Leave out the pictures and copy everything else below exactly.
···
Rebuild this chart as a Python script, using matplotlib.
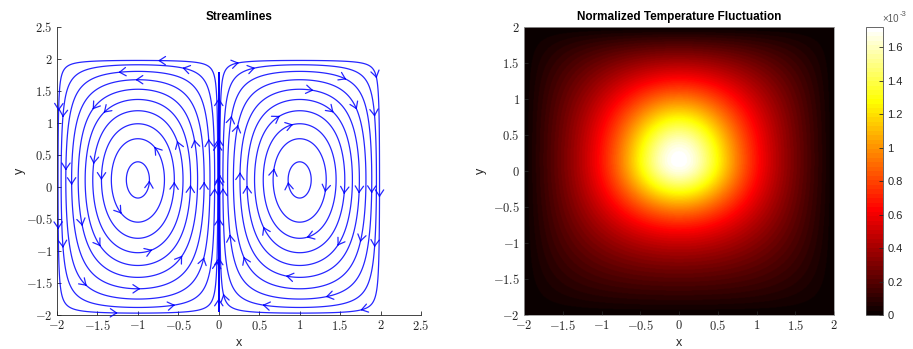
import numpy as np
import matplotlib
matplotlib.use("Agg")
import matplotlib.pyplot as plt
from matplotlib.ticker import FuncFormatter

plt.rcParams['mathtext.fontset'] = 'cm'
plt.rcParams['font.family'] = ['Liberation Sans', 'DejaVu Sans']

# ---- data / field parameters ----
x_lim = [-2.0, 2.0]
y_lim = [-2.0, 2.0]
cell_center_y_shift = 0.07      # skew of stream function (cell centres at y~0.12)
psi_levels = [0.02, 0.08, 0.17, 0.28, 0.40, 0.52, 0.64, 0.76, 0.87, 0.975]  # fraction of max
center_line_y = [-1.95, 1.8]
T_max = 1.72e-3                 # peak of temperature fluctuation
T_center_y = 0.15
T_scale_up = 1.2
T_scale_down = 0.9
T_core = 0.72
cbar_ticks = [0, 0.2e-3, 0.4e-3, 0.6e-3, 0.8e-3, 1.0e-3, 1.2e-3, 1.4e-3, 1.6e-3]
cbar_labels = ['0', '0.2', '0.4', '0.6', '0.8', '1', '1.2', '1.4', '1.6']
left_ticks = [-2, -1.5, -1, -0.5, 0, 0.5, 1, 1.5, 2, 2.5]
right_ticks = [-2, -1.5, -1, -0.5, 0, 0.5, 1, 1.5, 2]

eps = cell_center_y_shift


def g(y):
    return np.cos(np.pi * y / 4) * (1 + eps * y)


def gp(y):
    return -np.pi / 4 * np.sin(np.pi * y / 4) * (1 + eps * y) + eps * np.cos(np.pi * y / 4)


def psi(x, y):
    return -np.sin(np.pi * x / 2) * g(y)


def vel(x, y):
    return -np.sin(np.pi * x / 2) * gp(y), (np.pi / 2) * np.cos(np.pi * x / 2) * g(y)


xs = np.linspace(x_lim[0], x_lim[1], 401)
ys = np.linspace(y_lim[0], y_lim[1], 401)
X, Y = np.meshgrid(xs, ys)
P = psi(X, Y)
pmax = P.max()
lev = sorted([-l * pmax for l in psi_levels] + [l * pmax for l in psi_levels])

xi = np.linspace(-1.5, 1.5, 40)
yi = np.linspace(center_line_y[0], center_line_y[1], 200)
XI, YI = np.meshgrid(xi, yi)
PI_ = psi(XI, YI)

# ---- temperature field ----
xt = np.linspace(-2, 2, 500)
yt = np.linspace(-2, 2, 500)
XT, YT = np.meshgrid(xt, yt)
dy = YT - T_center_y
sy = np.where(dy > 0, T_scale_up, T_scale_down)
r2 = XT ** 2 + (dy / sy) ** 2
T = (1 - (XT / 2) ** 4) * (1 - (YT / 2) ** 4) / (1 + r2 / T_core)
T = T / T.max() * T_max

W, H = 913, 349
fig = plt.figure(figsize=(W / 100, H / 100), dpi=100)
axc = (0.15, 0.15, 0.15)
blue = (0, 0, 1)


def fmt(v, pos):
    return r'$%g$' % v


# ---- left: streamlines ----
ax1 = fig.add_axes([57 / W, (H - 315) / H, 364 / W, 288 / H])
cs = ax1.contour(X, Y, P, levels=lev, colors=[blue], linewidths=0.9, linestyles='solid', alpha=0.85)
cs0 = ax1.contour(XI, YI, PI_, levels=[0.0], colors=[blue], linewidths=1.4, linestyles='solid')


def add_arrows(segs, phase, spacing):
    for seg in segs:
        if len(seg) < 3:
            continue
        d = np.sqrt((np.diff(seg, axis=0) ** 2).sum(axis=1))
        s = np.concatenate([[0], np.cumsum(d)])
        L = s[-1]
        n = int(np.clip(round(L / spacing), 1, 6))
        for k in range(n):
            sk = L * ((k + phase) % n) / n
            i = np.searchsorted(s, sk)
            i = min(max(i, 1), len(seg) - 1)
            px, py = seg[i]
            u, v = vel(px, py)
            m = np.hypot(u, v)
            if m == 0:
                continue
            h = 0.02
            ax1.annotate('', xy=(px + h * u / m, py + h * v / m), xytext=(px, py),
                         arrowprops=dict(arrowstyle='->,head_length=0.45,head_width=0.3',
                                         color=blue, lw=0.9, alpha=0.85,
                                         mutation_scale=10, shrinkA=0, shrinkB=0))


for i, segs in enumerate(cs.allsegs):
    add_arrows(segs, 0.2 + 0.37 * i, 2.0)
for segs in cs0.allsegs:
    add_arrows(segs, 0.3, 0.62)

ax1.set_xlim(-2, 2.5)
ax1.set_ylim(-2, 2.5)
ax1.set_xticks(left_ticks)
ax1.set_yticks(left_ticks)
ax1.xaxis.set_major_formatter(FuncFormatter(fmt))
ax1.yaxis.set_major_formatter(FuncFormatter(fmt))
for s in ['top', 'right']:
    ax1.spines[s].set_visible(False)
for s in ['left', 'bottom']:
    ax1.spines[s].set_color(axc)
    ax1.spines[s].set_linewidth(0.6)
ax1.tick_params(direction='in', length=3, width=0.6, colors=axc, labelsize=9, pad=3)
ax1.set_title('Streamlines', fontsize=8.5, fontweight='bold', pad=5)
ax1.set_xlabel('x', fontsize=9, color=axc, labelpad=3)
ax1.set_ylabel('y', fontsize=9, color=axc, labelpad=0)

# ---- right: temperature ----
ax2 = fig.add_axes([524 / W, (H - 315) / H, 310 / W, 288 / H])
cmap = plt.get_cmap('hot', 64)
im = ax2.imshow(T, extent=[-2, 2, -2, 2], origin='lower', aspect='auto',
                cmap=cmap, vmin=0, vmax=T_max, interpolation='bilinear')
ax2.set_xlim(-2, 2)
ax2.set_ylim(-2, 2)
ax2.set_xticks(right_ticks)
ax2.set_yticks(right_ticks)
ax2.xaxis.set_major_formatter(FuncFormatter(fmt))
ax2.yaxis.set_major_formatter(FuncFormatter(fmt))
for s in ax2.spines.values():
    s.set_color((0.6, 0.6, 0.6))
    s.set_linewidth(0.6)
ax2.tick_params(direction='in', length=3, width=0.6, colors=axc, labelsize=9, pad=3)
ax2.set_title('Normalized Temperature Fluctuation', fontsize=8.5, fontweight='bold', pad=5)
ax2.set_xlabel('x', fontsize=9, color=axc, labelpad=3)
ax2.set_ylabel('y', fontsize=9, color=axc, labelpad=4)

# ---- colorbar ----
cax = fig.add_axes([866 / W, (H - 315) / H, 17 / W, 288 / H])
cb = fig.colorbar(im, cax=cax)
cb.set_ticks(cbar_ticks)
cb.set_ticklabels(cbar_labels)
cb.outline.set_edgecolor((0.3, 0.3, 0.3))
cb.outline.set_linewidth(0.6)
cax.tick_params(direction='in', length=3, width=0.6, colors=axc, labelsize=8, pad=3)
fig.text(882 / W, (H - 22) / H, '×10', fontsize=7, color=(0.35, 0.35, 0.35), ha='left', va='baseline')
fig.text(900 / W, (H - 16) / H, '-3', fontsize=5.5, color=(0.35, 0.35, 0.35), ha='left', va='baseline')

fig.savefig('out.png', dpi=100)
···
* Solution to the problem
Rebuild this chart as a Python script, using matplotlib.
import numpy as np
import matplotlib
matplotlib.use("Agg")
import matplotlib.pyplot as plt
from matplotlib.ticker import FuncFormatter

plt.rcParams['mathtext.fontset'] = 'cm'
plt.rcParams['font.family'] = ['Liberation Sans', 'DejaVu Sans']

# ---- data / field parameters ----
x_lim = [-2.0, 2.0]
y_lim = [-2.0, 2.0]
cell_center_y_shift = 0.07      # skew of stream function (cell centres at y~0.12)
psi_levels = [0.02, 0.08, 0.17, 0.28, 0.40, 0.52, 0.64, 0.76, 0.87, 0.975]  # fraction of max
center_line_y = [-1.95, 1.8]
T_max = 1.72e-3                 # peak of temperature fluctuation
T_center_y = 0.15
T_scale_up = 1.2
T_scale_down = 0.9
T_core = 0.72
cbar_ticks = [0, 0.2e-3, 0.4e-3, 0.6e-3, 0.8e-3, 1.0e-3, 1.2e-3, 1.4e-3, 1.6e-3]
cbar_labels = ['0', '0.2', '0.4', '0.6', '0.8', '1', '1.2', '1.4', '1.6']
left_ticks = [-2, -1.5, -1, -0.5, 0, 0.5, 1, 1.5, 2, 2.5]
right_ticks = [-2, -1.5, -1, -0.5, 0, 0.5, 1, 1.5, 2]

eps = cell_center_y_shift


def g(y):
    return np.cos(np.pi * y / 4) * (1 + eps * y)


def gp(y):
    return -np.pi / 4 * np.sin(np.pi * y / 4) * (1 + eps * y) + eps * np.cos(np.pi * y / 4)


def psi(x, y):
    return -np.sin(np.pi * x / 2) * g(y)


def vel(x, y):
    return -np.sin(np.pi * x / 2) * gp(y), (np.pi / 2) * np.cos(np.pi * x / 2) * g(y)


xs = np.linspace(x_lim[0], x_lim[1], 401)
ys = np.linspace(y_lim[0], y_lim[1], 401)
X, Y = np.meshgrid(xs, ys)
P = psi(X, Y)
pmax = P.max()
lev = sorted([-l * pmax for l in psi_levels] + [l * pmax for l in psi_levels])

xi = np.linspace(-1.5, 1.5, 40)
yi = np.linspace(center_line_y[0], center_line_y[1], 200)
XI, YI = np.meshgrid(xi, yi)
PI_ = psi(XI, YI)

# ---- temperature field ----
xt = np.linspace(-2, 2, 500)
yt = np.linspace(-2, 2, 500)
XT, YT = np.meshgrid(xt, yt)
dy = YT - T_center_y
sy = np.where(dy > 0, T_scale_up, T_scale_down)
r2 = XT ** 2 + (dy / sy) ** 2
T = (1 - (XT / 2) ** 4) * (1 - (YT / 2) ** 4) / (1 + r2 / T_core)
T = T / T.max() * T_max

W, H = 913, 349
fig = plt.figure(figsize=(W / 100, H / 100), dpi=100)
axc = (0.15, 0.15, 0.15)
blue = (0, 0, 1)


def fmt(v, pos):
    return r'$%g$' % v


# ---- left: streamlines ----
ax1 = fig.add_axes([57 / W, (H - 315) / H, 364 / W, 288 / H])
cs = ax1.contour(X, Y, P, levels=lev, colors=[blue], linewidths=0.9, linestyles='solid', alpha=0.85)
cs0 = ax1.contour(XI, YI, PI_, levels=[0.0], colors=[blue], linewidths=1.4, linestyles='solid')


def add_arrows(segs, phase, spacing):
    for seg in segs:
        if len(seg) < 3:
            continue
        d = np.sqrt((np.diff(seg, axis=0) ** 2).sum(axis=1))
        s = np.concatenate([[0], np.cumsum(d)])
        L = s[-1]
        n = int(np.clip(round(L / spacing), 1, 6))
        for k in range(n):
            sk = L * ((k + phase) % n) / n
            i = np.searchsorted(s, sk)
            i = min(max(i, 1), len(seg) - 1)
            px, py = seg[i]
            u, v = vel(px, py)
            m = np.hypot(u, v)
            if m == 0:
                continue
            h = 0.02
            ax1.annotate('', xy=(px + h * u / m, py + h * v / m), xytext=(px, py),
                         arrowprops=dict(arrowstyle='->,head_length=0.45,head_width=0.3',
                                         color=blue, lw=0.9, alpha=0.85,
                                         mutation_scale=10, shrinkA=0, shrinkB=0))


for i, segs in enumerate(cs.allsegs):
    add_arrows(segs, 0.2 + 0.37 * i, 2.0)
for segs in cs0.allsegs:
    add_arrows(segs, 0.3, 0.62)

ax1.set_xlim(-2, 2.5)
ax1.set_ylim(-2, 2.5)
ax1.set_xticks(left_ticks)
ax1.set_yticks(left_ticks)
ax1.xaxis.set_major_formatter(FuncFormatter(fmt))
ax1.yaxis.set_major_formatter(FuncFormatter(fmt))
for s in ['top', 'right']:
    ax1.spines[s].set_visible(False)
for s in ['left', 'bottom']:
    ax1.spines[s].set_color(axc)
    ax1.spines[s].set_linewidth(0.6)
ax1.tick_params(direction='in', length=3, width=0.6, colors=axc, labelsize=9, pad=3)
ax1.set_title('Streamlines', fontsize=8.5, fontweight='bold', pad=5)
ax1.set_xlabel('x', fontsize=9, color=axc, labelpad=3)
ax1.set_ylabel('y', fontsize=9, color=axc, labelpad=0)

# ---- right: temperature ----
ax2 = fig.add_axes([524 / W, (H - 315) / H, 310 / W, 288 / H])
cmap = plt.get_cmap('hot', 64)
im = ax2.imshow(T, extent=[-2, 2, -2, 2], origin='lower', aspect='auto',
                cmap=cmap, vmin=0, vmax=T_max, interpolation='bilinear')
ax2.set_xlim(-2, 2)
ax2.set_ylim(-2, 2)
ax2.set_xticks(right_ticks)
ax2.set_yticks(right_ticks)
ax2.xaxis.set_major_formatter(FuncFormatter(fmt))
ax2.yaxis.set_major_formatter(FuncFormatter(fmt))
for s in ax2.spines.values():
    s.set_color((0.6, 0.6, 0.6))
    s.set_linewidth(0.6)
ax2.tick_params(direction='in', length=3, width=0.6, colors=axc, labelsize=9, pad=3)
ax2.set_title('Normalized Temperature Fluctuation', fontsize=8.5, fontweight='bold', pad=5)
ax2.set_xlabel('x', fontsize=9, color=axc, labelpad=3)
ax2.set_ylabel('y', fontsize=9, color=axc, labelpad=4)

# ---- colorbar ----
cax = fig.add_axes([866 / W, (H - 315) / H, 17 / W, 288 / H])
cb = fig.colorbar(im, cax=cax)
cb.set_ticks(cbar_ticks)
cb.set_ticklabels(cbar_labels)
cb.outline.set_edgecolor((0.3, 0.3, 0.3))
cb.outline.set_linewidth(0.6)
cax.tick_params(direction='in', length=3, width=0.6, colors=axc, labelsize=8, pad=3)
fig.text(882 / W, (H - 22) / H, '×10', fontsize=7, color=(0.35, 0.35, 0.35), ha='left', va='baseline')
fig.text(900 / W, (H - 16) / H, '-3', fontsize=5.5, color=(0.35, 0.35, 0.35), ha='left', va='baseline')

fig.savefig('out.png', dpi=100)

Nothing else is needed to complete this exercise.